Analytical framework for Mains: Indices are useful for benchmarking but have limitations — perception-based (WGI, CPI), methodology opacity, and susceptibility to gaming (EoDB manipulation). India should develop robust domestic metrics (like GGI) while engaging constructively with global indices for policy learning.

Key distinction: WGI is academic/policy research; CPI is advocacy tool (Transparency International is an NGO); GII is IP-focused; GGI is government's own assessment. Each has a different purpose and audience.

Link to Ujiyari.com for the latest GGI 2025 release and India's HDI performance in the 2025 Human Development Report.


Vocabulary

Governance

  • Pronunciation: /ˈɡʌvənəns/
  • Definition: The exercise of economic, political, and administrative authority to manage a country's affairs at all levels — encompassing the mechanisms, processes, and institutions through which citizens articulate interests, exercise legal rights, meet obligations, and mediate differences.
  • Origin: From Old French governance ("management, government"), from governer ("to govern"), from Latin gubernare ("to steer, pilot a ship"), from Greek kybernān ("to steer").

Social Audit

  • Pronunciation: /ˈsəʊʃəl ˈɔːdɪt/
  • Definition: A process by which a government programme or public expenditure is scrutinised and verified by the community it serves — typically through public hearings where beneficiaries, workers, and local officials compare official records with ground reality, leading to accountability and corrective action.
  • Origin: Coined in social sector contexts; institutionalised in India under MGNREGA (Section 17 of the MGNREGA Act, 2005 mandates social audits of all works), with the Social Audit Unit established in every state under the Ministry of Rural Development.

Benchmarking

  • Pronunciation: /ˈbentʃˌmɑːkɪŋ/
  • Definition: The process of measuring an organisation's policies, programmes, products, or services against recognised standards or best practices — used in public governance to evaluate performance, identify gaps, and set improvement targets.
  • Origin: From benchmark — originally a surveyor's mark on a fixed point of reference used in levelling.
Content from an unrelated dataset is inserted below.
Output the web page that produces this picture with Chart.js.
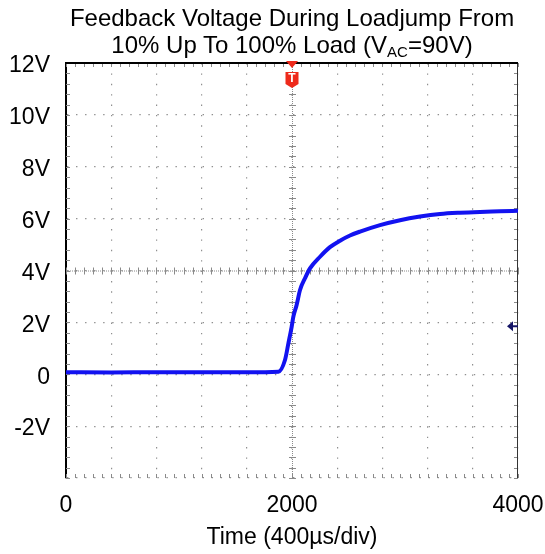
<!DOCTYPE html>
<html>
<head>
<meta charset="utf-8">
<script src="https://cdn.jsdelivr.net/npm/chart.js@4"></script>
<style>
  body { margin: 0; background: #fff; }
  #wrap { position: relative; width: 545px; height: 554px; }
  #title {
    position: absolute; left: -8px; top: 4px; width: 600px;
    text-align: center; white-space: nowrap;
    font-family: "Liberation Sans", Arial, sans-serif; font-size: 24px;
    line-height: 27px; color: #000;
  }
  #title .sub { font-size: 15px; vertical-align: -4px; line-height: 0; }
  canvas { position: absolute; left: 0; top: 0; }
</style>
</head>
<body>
<div id="wrap">
  <canvas id="scope" width="545" height="554"></canvas>
  <div id="title">Feedback Voltage During Loadjump From<br>10% Up To 100% Load (V<span class="sub">AC</span>=90V)</div>
</div>
<script>
const timeValues = [0, 400, 800, 1200, 1600, 1880, 1938, 1968, 1997, 2012, 2041, 2071, 2115, 2159, 2248, 2336, 2425, 2513, 2602, 2779, 2956, 3133, 3310, 3487, 3664, 3841, 4000];
const feedbackVolts = [0.08, 0.07, 0.08, 0.08, 0.08, 0.1, 0.55, 1.19, 1.83, 2.22, 2.67, 3.25, 3.7, 4.08, 4.53, 4.9, 5.15, 5.35, 5.5, 5.75, 5.94, 6.08, 6.18, 6.23, 6.26, 6.28, 6.3];
const xTickLabels = [0, 2000, 4000];
const yTickValues = [-2, 0, 2, 4, 6, 8, 10, 12];
const triggerTime = 2000;
const groundLevel = 1.85;

const fontFamily = '"Liberation Sans", Arial, sans-serif';

// Retícula del osciloscopio: cruz central, marcas de borde y marcadores
const scopePlugin = {
  id: 'scope',
  beforeDatasetsDraw(chart) {
    const { ctx, chartArea: a, scales: { x, y } } = chart;
    const cx = x.getPixelForValue(2000);
    const cy = y.getPixelForValue(4);
    const stepX = (x.getPixelForValue(400) - x.getPixelForValue(0)) / 5;
    const stepY = (y.getPixelForValue(0) - y.getPixelForValue(2)) / 5;
    ctx.save();
    ctx.strokeStyle = '#8a8a8a';
    ctx.lineWidth = 1;
    // cruz central punteada
    ctx.setLineDash([1, 1]);
    ctx.beginPath();
    ctx.moveTo(cx + 0.5, a.top); ctx.lineTo(cx + 0.5, a.bottom);
    ctx.moveTo(a.left, cy + 0.5); ctx.lineTo(a.right, cy + 0.5);
    ctx.stroke();
    ctx.setLineDash([]);
    ctx.beginPath();
    for (let py = a.top; py <= a.bottom + 0.5; py += stepY) {
      const r = Math.round(py) + 0.5;
      ctx.moveTo(cx - 3, r); ctx.lineTo(cx + 4, r);
      ctx.moveTo(a.left, r); ctx.lineTo(a.left + 4, r);
      ctx.moveTo(a.right - 4, r); ctx.lineTo(a.right, r);
    }
    for (let px = a.left; px <= a.right + 0.5; px += stepX) {
      const r = Math.round(px) + 0.5;
      ctx.moveTo(r, cy - 3); ctx.lineTo(r, cy + 4);
      ctx.moveTo(r, a.top); ctx.lineTo(r, a.top + 4);
      ctx.moveTo(r, a.bottom - 4); ctx.lineTo(r, a.bottom);
    }
    ctx.stroke();
    // borde derecho fino
    ctx.strokeStyle = '#333';
    ctx.beginPath();
    ctx.moveTo(a.right - 0.5, a.top); ctx.lineTo(a.right - 0.5, a.bottom);
    ctx.stroke();
    ctx.restore();
  },
  afterDatasetsDraw(chart) {
    const { ctx, chartArea: a, scales: { x, y } } = chart;
    ctx.save();
    // borde superior
    ctx.strokeStyle = '#000';
    ctx.lineWidth = 2;
    ctx.beginPath();
    ctx.moveTo(a.left - 1, a.top); ctx.lineTo(a.right, a.top);
    ctx.stroke();
    // marcador de disparo
    const tx = x.getPixelForValue(triggerTime);
    ctx.fillStyle = '#ee2a1b';
    ctx.beginPath();
    ctx.moveTo(tx - 6, a.top - 2); ctx.lineTo(tx + 6, a.top - 2); ctx.lineTo(tx, a.top + 5);
    ctx.fill();
    ctx.beginPath();
    ctx.moveTo(tx - 6.5, a.top + 9);
    ctx.lineTo(tx + 6.5, a.top + 9);
    ctx.lineTo(tx + 6.5, a.top + 21);
    ctx.lineTo(tx, a.top + 25);
    ctx.lineTo(tx - 6.5, a.top + 21);
    ctx.closePath();
    ctx.fill();
    ctx.fillStyle = '#fff';
    ctx.font = 'bold 12px ' + fontFamily;
    ctx.textAlign = 'center';
    ctx.textBaseline = 'middle';
    ctx.fillText('T', tx, a.top + 16);
    // marcador de nivel de tierra del canal
    const gy = y.getPixelForValue(groundLevel);
    ctx.fillStyle = '#141466';
    ctx.strokeStyle = '#141466';
    ctx.lineWidth = 2;
    ctx.beginPath();
    ctx.moveTo(a.right - 11, gy); ctx.lineTo(a.right - 5, gy - 5); ctx.lineTo(a.right - 5, gy + 5);
    ctx.closePath();
    ctx.fill();
    ctx.beginPath();
    ctx.moveTo(a.right - 6, gy); ctx.lineTo(a.right, gy);
    ctx.stroke();
    ctx.restore();
  }
};

new Chart(document.getElementById('scope').getContext('2d'), {
  type: 'line',
  data: {
    datasets: [{
      data: timeValues.map((t, i) => ({ x: t, y: feedbackVolts[i] })),
      borderColor: 'rgb(18, 18, 240)',
      borderWidth: 4,
      pointRadius: 0,
      cubicInterpolationMode: 'monotone',
      fill: false
    }]
  },
  options: {
    responsive: false,
    animation: false,
    layout: { padding: { top: 63, right: 27, left: 0, bottom: 0 } },
    plugins: { legend: { display: false }, tooltip: { enabled: false } },
    scales: {
      x: {
        type: 'linear', min: 0, max: 4000,
        ticks: {
          stepSize: 400, autoSkip: false, maxRotation: 0, padding: 14,
          color: '#000', font: { size: 23, family: fontFamily },
          callback: v => xTickLabels.includes(v) ? String(v) : ''
        },
        grid: { color: '#8f8f8f', lineWidth: 1.2, drawTicks: false },
        border: { display: false, dash: [1.4, 8.98] },
        title: {
          display: true, text: 'Time (400µs/div)', color: '#000',
          font: { size: 23, family: fontFamily }, padding: { top: 0, bottom: 3 }
        },
        afterFit: s => { s.height = 76; s.paddingRight = 0; s.paddingLeft = 0; }
      },
      y: {
        min: -4, max: 12,
        ticks: {
          stepSize: 2, padding: 16, labelOffset: 3,
          color: '#000', font: { size: 23, family: fontFamily },
          callback: v => yTickValues.includes(v) ? (v === 0 ? '0' : v + 'V') : ''
        },
        grid: { color: '#8f8f8f', lineWidth: 1.2, drawTicks: false },
        border: { display: true, color: '#000', width: 2, dash: [1.4, 7.64] },
        afterFit: s => { s.width = 66; }
      }
    }
  },
  plugins: [scopePlugin]
});
</script>
</body>
</html>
Adopted in quality management (Xerox Corporation, 1979) and subsequently in public sector performance evaluation.

Key Terms

Good Governance

  • Pronunciation: /ɡʊd ˈɡʌvənəns/
  • Definition: A standard of public administration characterised by eight core attributes identified by the United Nations Development Programme (UNDP) and the World Bank: (1) Participation, (2) Rule of Law, (3) Transparency, (4) Responsiveness, (5) Consensus-orientation, (6) Equity and Inclusiveness, (7) Effectiveness and Efficiency, and (8) Accountability — contrasted with arbitrary, corrupt, or exclusionary governance.
  • Context: The concept gained global currency through the World Bank's 1989 report on Sub-Saharan Africa (From Crisis to Sustainable Growth) which argued governance failure — not just resource scarcity — caused underdevelopment. UNDP (1997) formalised the 8 characteristics. In India, the 2nd Administrative Reforms Commission (2005–2009, chaired by M. Veerappa Moily) produced 15 reports on governance reform covering citizen charters, e-governance, ethics, RTI, centre-state relations, and public order. The Annual Report of the Ministry of Personnel monitors governance indices.
  • UPSC Relevance: GS2 Governance — Prelims: UNDP's 8 characteristics; World Bank's Worldwide Governance Indicators (WGI) — 6 dimensions (Voice & Accountability, Political Stability, Government Effectiveness, Regulatory Quality, Rule of Law, Control of Corruption); India's NITI Aayog Governance Index (Good Governance Index — released annually on Good Governance Day, 25 December); Citizen's Charter (P.C. Hota Committee recommendation, 2011); 2nd ARC recommendations. Mains: service delivery failures despite economic growth; e-governance as enabler; civil society and participatory governance; Right to Service Acts (various states); governance vs government distinction; accountability mechanisms.

Citizen's Charter

  • Pronunciation: /ˈsɪtɪzənz ˈtʃɑːtər/
  • Definition: A written document issued by a public organisation committing to specific service standards — including timelines, quality, and grievance redressal mechanisms — and acknowledging citizens' rights to these services; a voluntary accountability instrument that empowers citizens to claim services as a right rather than a favour.
  • Context: Originated in the UK under Prime Minister John Major's Citizen's Charter programme (1991). Introduced in India by the Department of Administrative Reforms and Public Grievances (DARPG) — the 2nd ARC (Report 12, 2008) recommended making it statutory with penalties for non-compliance. Currently voluntary in India. The Right to Service Acts enacted by states (Bihar first, 2011; now 25+ states) give legal enforceability to specific service timelines with financial penalties on defaulting officials.
  • UPSC Relevance: GS2 Governance — Prelims: UK origin (1991); India — voluntary, issued by DARPG; 2nd ARC Report 12 (2008) recommended statutory status; Right to Service Acts (statutory equivalent — Bihar 2011 first). Mains: limitations of voluntary charters (no enforcement, rarely updated, unknown to citizens); comparison with statutory RTI; states' Right to Service Acts as improvement; citizen as consumer vs citizen as rights-holder.